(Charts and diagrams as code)
○ ○ ○ ○ ○

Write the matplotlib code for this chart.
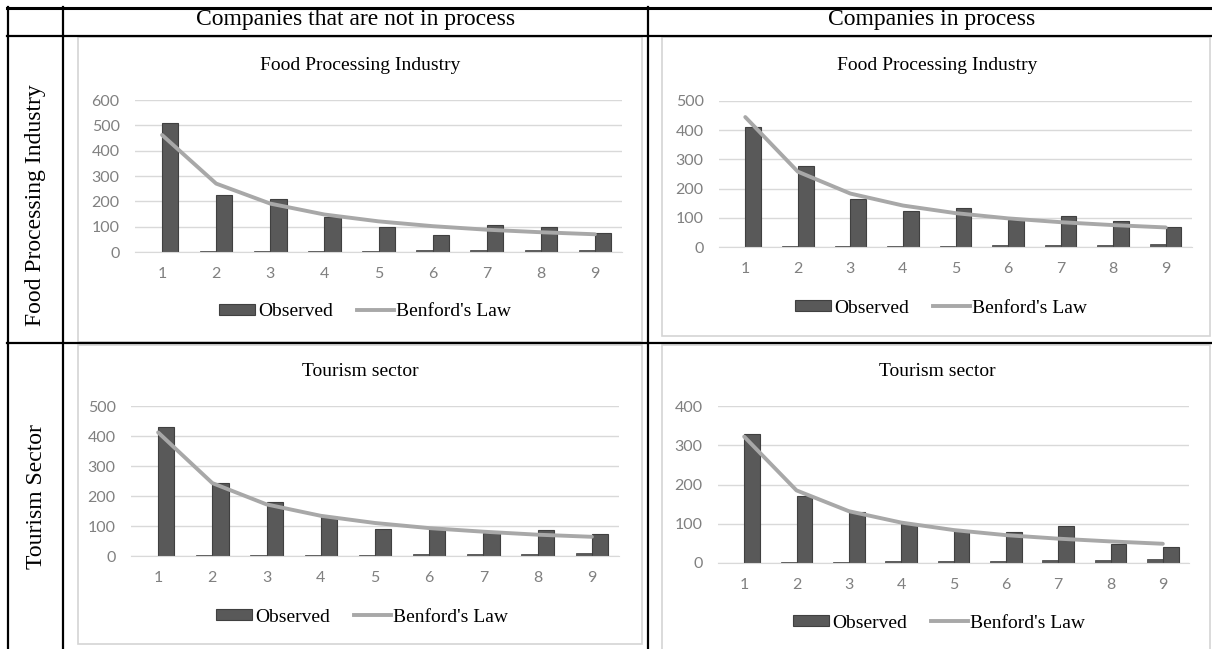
import numpy as np
import matplotlib.pyplot as plt
from matplotlib.patches import Rectangle, Patch
from matplotlib.lines import Line2D

# first digit counts
digits = [1, 2, 3, 4, 5, 6, 7, 8, 9]
# tiny stub bars left of each observed bar (digit column plotted as a series)
stub = [1, 2, 3, 4, 5, 6, 7, 8, 9]

food_not_obs = [510, 225, 208, 140, 100, 68, 107, 97, 75]
food_not_benf = [462, 270, 191, 148, 121, 102, 88, 78, 70]

food_in_obs = [410, 276, 163, 123, 135, 94, 105, 90, 70]
food_in_benf = [445, 258, 183, 142, 116, 98, 85, 75, 67]

tour_not_obs = [430, 244, 181, 129, 90, 93, 78, 86, 73]
tour_not_benf = [412, 243, 172, 134, 110, 93, 81, 71, 64]

tour_in_obs = [328, 171, 130, 100, 82, 78, 93, 49, 42]
tour_in_benf = [322, 185, 132, 103, 84, 71, 62, 55, 49]

col_titles = ['Companies that are not in process', 'Companies in process']
row_titles = ['Food Processing Industry', 'Tourism Sector']

W, H = 1212, 649
BAR = '#595959'
LINE = '#a8a8a8'
GRID = '#d9d9d9'
TICK = '#808080'
SERIF = 'Liberation Serif'
SANS = 'Lato'

fig = plt.figure(figsize=(W / 100, H / 100), dpi=100)


def fx(px):
    return px / W


def fy(py):
    return 1 - py / H


def hline(y, x0, x1, lw=1.6):
    fig.add_artist(Line2D([fx(x0), fx(x1)], [fy(y), fy(y)], color='black', lw=lw))


def vline(x, y0, y1, lw=1.6):
    fig.add_artist(Line2D([fx(x), fx(x)], [fy(y0), fy(y1)], color='black', lw=lw))


# table grid
hline(8, 7, W, lw=2.2)
hline(36, 7, W)
hline(343, 7, W)
vline(8, 7, H)
vline(63, 7, H)
vline(648, 7, H)

fig.text(fx(356), fy(19), col_titles[0], family=SERIF, fontsize=17, ha='center', va='center')
fig.text(fx(932), fy(19), col_titles[1], family=SERIF, fontsize=17, ha='center', va='center')
fig.text(fx(36), fy(205), row_titles[0], family=SERIF, fontsize=17, ha='center', va='center', rotation=90)
fig.text(fx(36), fy(497), row_titles[1], family=SERIF, fontsize=17, ha='center', va='center', rotation=90)


def panel(box, axbox, ymax, obs, benf, title, title_xy, leg_xy):
    x0, y0, x1, y1 = box
    fig.add_artist(Rectangle((fx(x0), fy(y1)), fx(x1) - fx(x0), fy(y0) - fy(y1),
                             transform=fig.transFigure, facecolor='white',
                             edgecolor='#d4d4d4', lw=1.2, zorder=0))
    ax0, ay0, ax1, ay1 = axbox
    ax = fig.add_axes((fx(ax0), fy(ay1), fx(ax1) - fx(ax0), fy(ay0) - fy(ay1)))
    x = np.array(digits)
    w = 0.3
    ax.bar(x - w / 2, stub, width=w, color=BAR, edgecolor='#3f3f3f', lw=0.5, zorder=2)
    ax.bar(x + w / 2, obs, width=w, color=BAR, edgecolor='#404040', lw=0.8, zorder=2)
    ax.plot(x, benf, color=LINE, lw=2.8, solid_capstyle='round', zorder=3)
    ax.set_xlim(0.5, 9.5)
    ax.set_ylim(0, ymax)
    ax.set_yticks(np.arange(0, ymax + 1, 100))
    ax.set_xticks(x)
    ax.yaxis.grid(True, color=GRID, lw=1.0, zorder=0)
    ax.set_axisbelow(True)
    for s in ['top', 'right', 'left']:
        ax.spines[s].set_visible(False)
    ax.spines['bottom'].set_color(GRID)
    ax.tick_params(length=0, colors=TICK, labelsize=11.5)
    ax.tick_params(axis='x', pad=11)
    ax.tick_params(axis='y', pad=11)
    for lab in ax.get_xticklabels() + ax.get_yticklabels():
        lab.set_family(SANS)
    ax.set_facecolor('none')
    fig.text(fx(title_xy[0]), fy(title_xy[1]), title, family=SERIF, fontsize=14,
             ha='center', va='center')
    handles = [Patch(facecolor=BAR, edgecolor='#404040', lw=0.8),
               Line2D([], [], color=LINE, lw=2.8)]
    ax.legend(handles, ['Observed', "Benford's Law"], loc='center', ncol=2,
              bbox_to_anchor=(fx(leg_xy[0]), fy(leg_xy[1])), bbox_transform=fig.transFigure,
              frameon=False, prop={'family': SERIF, 'size': 14}, handlelength=1.9,
              handleheight=0.55, handletextpad=0.15, columnspacing=1.2)
    return ax


panel((78, 37, 642, 342), (135, 100, 622, 252), 600, food_not_obs, food_not_benf,
      'Food Processing Industry', (360, 65), (365, 312))
panel((662, 37, 1210, 336), (719, 101, 1192, 247), 500, food_in_obs, food_in_benf,
      'Food Processing Industry', (937, 66), (941, 308))
panel((78, 345, 642, 644), (131, 406, 619, 556), 500, tour_not_obs, tour_not_benf,
      'Tourism sector', (360, 371), (362, 617))
panel((662, 345, 1210, 660), (718, 406, 1189, 563), 400, tour_in_obs, tour_in_benf,
      'Tourism sector', (937, 372), (939, 623))

fig.savefig('out.png', dpi=100)
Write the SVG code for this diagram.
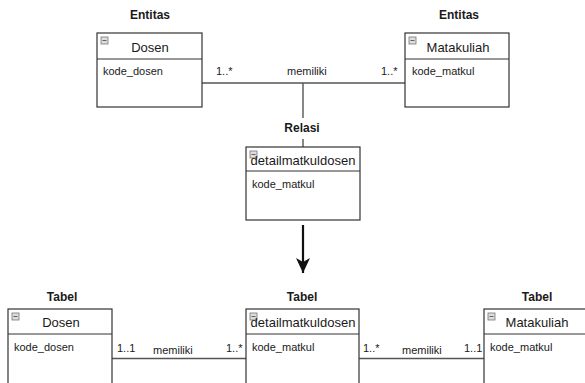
<svg xmlns="http://www.w3.org/2000/svg" width="585" height="383" viewBox="0 0 585 383">
<style>
.box{fill:#fff;stroke:#333;stroke-width:1.2}
.sep{stroke:#333;stroke-width:1.2}
.title{font-family:"Liberation Sans",Arial,sans-serif;font-size:13px;fill:#1a1a1a;text-anchor:middle}
.attr{font-family:"Liberation Sans",Arial,sans-serif;font-size:11px;fill:#1a1a1a}
.lbl{font-family:"Liberation Sans",Arial,sans-serif;font-size:11px;fill:#1a1a1a}
.hdr{font-family:"Liberation Sans",Arial,sans-serif;font-size:12px;font-weight:bold;fill:#1a1a1a;text-anchor:middle}
.con{stroke:#555;stroke-width:1.4;fill:none}
</style>
<defs>
<g id="icon"><rect x="0" y="0" width="7" height="7" fill="#ddd" stroke="#777" stroke-width="0.8"/><line x1="1.5" y1="3.5" x2="5.5" y2="3.5" stroke="#555" stroke-width="0.9"/></g>
<marker id="ah" markerWidth="16" markerHeight="14" refX="15" refY="7" orient="auto" markerUnits="userSpaceOnUse"><path d="M0,0 L15,7 L0,14 L4,7 Z" fill="#111"/></marker>
</defs>
<g id="labels">
<text class="hdr" x="150" y="19">Entitas</text>
<text class="hdr" x="459" y="19">Entitas</text>
<text class="hdr" x="302" y="132">Relasi</text>
<text class="hdr" x="62" y="301">Tabel</text>
<text class="hdr" x="302" y="301">Tabel</text>
<text class="hdr" x="537" y="301">Tabel</text>
</g>
<g id="connectors">
<line class="con" x1="202" y1="83" x2="405" y2="83"/>
<line class="con" x1="303" y1="83" x2="303" y2="118"/>
<line class="con" x1="303" y1="139" x2="303" y2="147"/>
<line x1="303" y1="225" x2="303" y2="273" stroke="#111" stroke-width="2.2" marker-end="url(#ah)"/>
<line class="con" x1="112" y1="358.5" x2="246" y2="358.5"/>
<line class="con" x1="359" y1="358.5" x2="484" y2="358.5"/>
<text class="lbl" x="216" y="75">1..*</text>
<text class="lbl" x="287" y="75">memiliki</text>
<text class="lbl" x="381" y="75">1..*</text>
<text class="lbl" x="117" y="352">1..1</text>
<text class="lbl" x="153" y="354">memiliki</text>
<text class="lbl" x="226" y="352">1..*</text>
<text class="lbl" x="363" y="352">1..*</text>
<text class="lbl" x="402" y="354">memiliki</text>
<text class="lbl" x="464" y="352">1..1</text>
</g>
<g id="dosen-entitas">
<rect class="box" x="97" y="33" width="105" height="74"/>
<line class="sep" x1="97" y1="59" x2="202" y2="59"/>
<use href="#icon" x="101" y="37"/>
<text class="title" x="150" y="52">Dosen</text>
<text class="attr" x="103" y="75">kode_dosen</text>
</g>
<g id="matakuliah-entitas">
<rect class="box" x="405" y="33" width="104" height="74"/>
<line class="sep" x1="405" y1="59" x2="509" y2="59"/>
<use href="#icon" x="409" y="37"/>
<text class="title" x="458" y="52">Matakuliah</text>
<text class="attr" x="412" y="75">kode_matkul</text>
</g>
<g id="detail-relasi">
<rect class="box" x="246" y="147" width="114" height="73"/>
<line class="sep" x1="246" y1="171" x2="360" y2="171"/>
<use href="#icon" x="250" y="151"/>
<text class="title" x="303" y="165">detailmatkuldosen</text>
<text class="attr" x="252" y="188">kode_matkul</text>
</g>
<g id="dosen-tabel">
<rect class="box" x="8" y="309" width="104" height="76"/>
<line class="sep" x1="8" y1="334" x2="112" y2="334"/>
<use href="#icon" x="12" y="313"/>
<text class="title" x="61" y="327">Dosen</text>
<text class="attr" x="14" y="351">kode_dosen</text>
</g>
<g id="detail-tabel">
<rect class="box" x="246" y="309" width="113" height="76"/>
<line class="sep" x1="246" y1="334" x2="359" y2="334"/>
<use href="#icon" x="250" y="313"/>
<text class="title" x="303" y="327">detailmatkuldosen</text>
<text class="attr" x="252" y="351">kode_matkul</text>
</g>
<g id="matakuliah-tabel">
<rect class="box" x="484" y="309" width="104" height="76"/>
<line class="sep" x1="484" y1="334" x2="588" y2="334"/>
<use href="#icon" x="488" y="313"/>
<text class="title" x="537" y="327">Matakuliah</text>
<text class="attr" x="490" y="351">kode_matkul</text>
</g>
</svg>
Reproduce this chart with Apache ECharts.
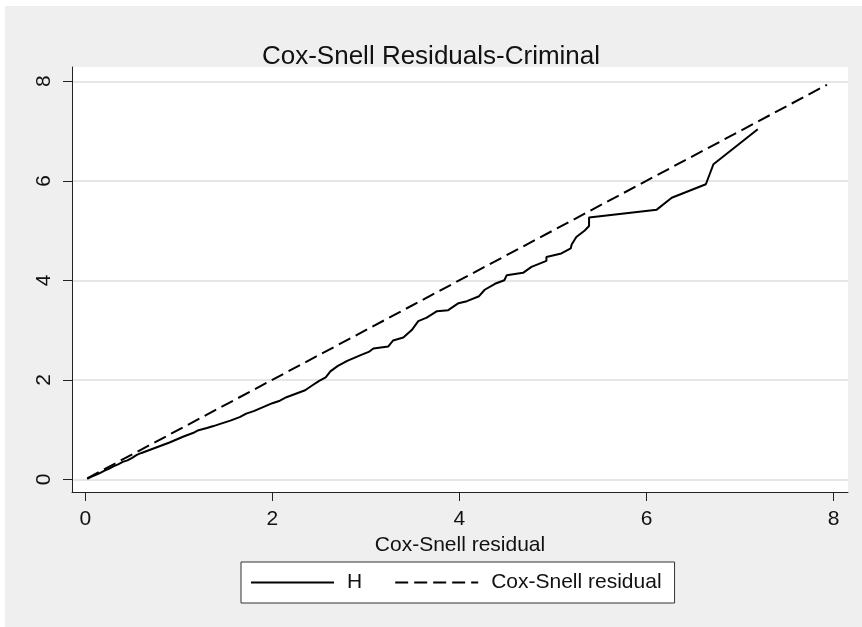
<!DOCTYPE html>
<html>
<head>
<meta charset="utf-8">
<script src="https://cdn.jsdelivr.net/npm/echarts@6/dist/echarts.min.js"></script>
<style>
html,body{margin:0;padding:0;background:#fff;}
#chart{width:862px;height:627px;}
</style>
</head>
<body>
<div id="chart"></div>
<script>
// ---- data ----
var titleText = 'Cox-Snell Residuals-Criminal';
var xAxisTitle = 'Cox-Snell residual';
var seriesNames = ['H', 'Cox-Snell residual'];
var xTicks = [0, 2, 4, 6, 8];
var yTicks = [0, 2, 4, 6, 8];
// Nelson-Aalen cumulative hazard H vs Cox-Snell residual
var hX = [0.02,0.05,0.10,0.15,0.20,0.25,0.30,0.35,0.40,0.45,0.50,0.55,0.60,0.70,0.80,0.90,1.00,1.05,1.15,1.20,1.30,1.37,1.45,1.55,1.65,1.72,1.80,1.90,2.00,2.08,2.15,2.25,2.35,2.42,2.50,2.57,2.62,2.70,2.80,2.90,2.95,3.03,3.08,3.24,3.29,3.40,3.49,3.56,3.65,3.76,3.88,3.99,4.08,4.21,4.27,4.38,4.48,4.505,4.68,4.77,4.93,4.93,5.09,5.19,5.20,5.21,5.25,5.34,5.386,5.386,6.11,6.27,6.635,6.716,7.19];
var hY = [0.01,0.04,0.08,0.12,0.17,0.21,0.26,0.30,0.35,0.38,0.43,0.49,0.53,0.60,0.67,0.74,0.82,0.86,0.93,0.98,1.03,1.07,1.12,1.18,1.25,1.32,1.37,1.45,1.53,1.58,1.65,1.72,1.79,1.88,1.98,2.05,2.17,2.28,2.38,2.46,2.50,2.56,2.63,2.67,2.79,2.85,3.00,3.18,3.25,3.38,3.40,3.54,3.58,3.68,3.81,3.93,4.00,4.10,4.15,4.27,4.39,4.47,4.54,4.64,4.72,4.75,4.87,5.00,5.09,5.26,5.42,5.66,5.93,6.332,7.035];
// Cox-Snell residual plotted against itself (reference line)
var csX = [0.02, 7.93];
var csY = [0.02, 7.93];

function pairs(xs, ys){ return xs.map(function(x,i){ return [x, ys[i]]; }); }

var FONT = '"Liberation Sans", Arial, Helvetica, sans-serif';
var chart = echarts.init(document.getElementById('chart'), null, {renderer:'canvas'});
chart.setOption({
  backgroundColor: '#EFEFEF',
  animation: false,
  textStyle: {fontFamily: FONT},
  graphic: [
    {type:'rect', left:0, top:0, shape:{width:862, height:6}, style:{fill:'#fff'}, z:-10, silent:true},
    {type:'rect', left:0, top:0, shape:{width:5, height:627}, style:{fill:'#fff'}, z:-10, silent:true}
  ],
  title: {
    text: titleText,
    left: 'center',
    top: 39,
    textStyle: {fontFamily: FONT, fontSize: 26, fontWeight: 'normal', color: '#111'}
  },
  grid: {
    left: 72, right: 14, top: 67, bottom: 135,
    show: true, backgroundColor: '#fff', borderWidth: 0
  },
  xAxis: {
    type: 'value',
    min: -0.143, max: 8.155,
    name: xAxisTitle,
    nameLocation: 'middle',
    nameGap: 35,
    nameTextStyle: {fontFamily: FONT, fontSize: 21, color: '#111'},
    axisLine: {show: true, onZero: false, lineStyle: {color: '#222', width: 1}},
    axisTick: {show: true, length: 9, customValues: xTicks, lineStyle: {color: '#222', width: 1}},
    axisLabel: {customValues: xTicks, margin: 17, fontFamily: FONT, fontSize: 21, color: '#111'},
    splitLine: {show: false}
  },
  yAxis: {
    type: 'value',
    min: -0.255, max: 8.287,
    axisLine: {show: true, onZero: false, lineStyle: {color: '#222', width: 1}},
    axisTick: {show: true, length: 9, customValues: yTicks, lineStyle: {color: '#222', width: 1}},
    axisLabel: {customValues: yTicks, rotate: 90, margin: 17, fontFamily: FONT, fontSize: 21, color: '#111'},
    splitLine: {show: true, lineStyle: {color: '#E6E6E6', width: 2}}
  },
  legend: {
    left: 241, top: 562,
    orient: 'horizontal',
    backgroundColor: '#fff',
    borderColor: '#333', borderWidth: 1,
    padding: [10, 13, 10, 9],
    itemWidth: 83, itemHeight: 20,
    itemGap: 32,
    itemStyle: {opacity: 0},
    textStyle: {fontFamily: FONT, fontSize: 21, color: '#111', padding: [0,0,0,8]},
    data: seriesNames
  },
  series: [
    {
      name: seriesNames[0], type: 'line', data: pairs(hX, hY),
      symbol: 'none', smooth: false,
      lineStyle: {color: '#000', width: 2},
      itemStyle: {color: '#000'}
    },
    {
      name: seriesNames[1], type: 'line', data: pairs(csX, csY),
      symbol: 'none',
      lineStyle: {color: '#000', width: 2, type: [13, 6]},
      itemStyle: {color: '#000'}
    }
  ]
});
</script>
</body>
</html>
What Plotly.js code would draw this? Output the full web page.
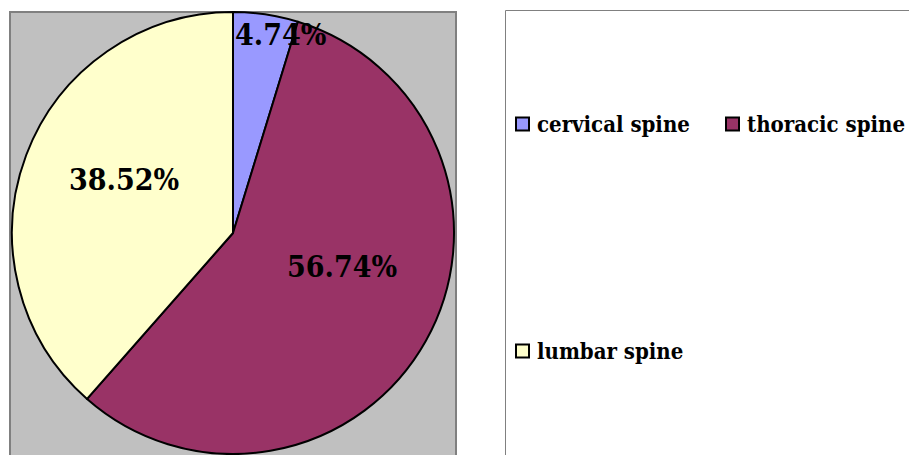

○ ○ ○ ○ ○

» **What the exercise asks**
Copy each line that holds the word "Write".

» **Task solution**
Write the matplotlib code for this chart.
Write the SVG code for this diagram.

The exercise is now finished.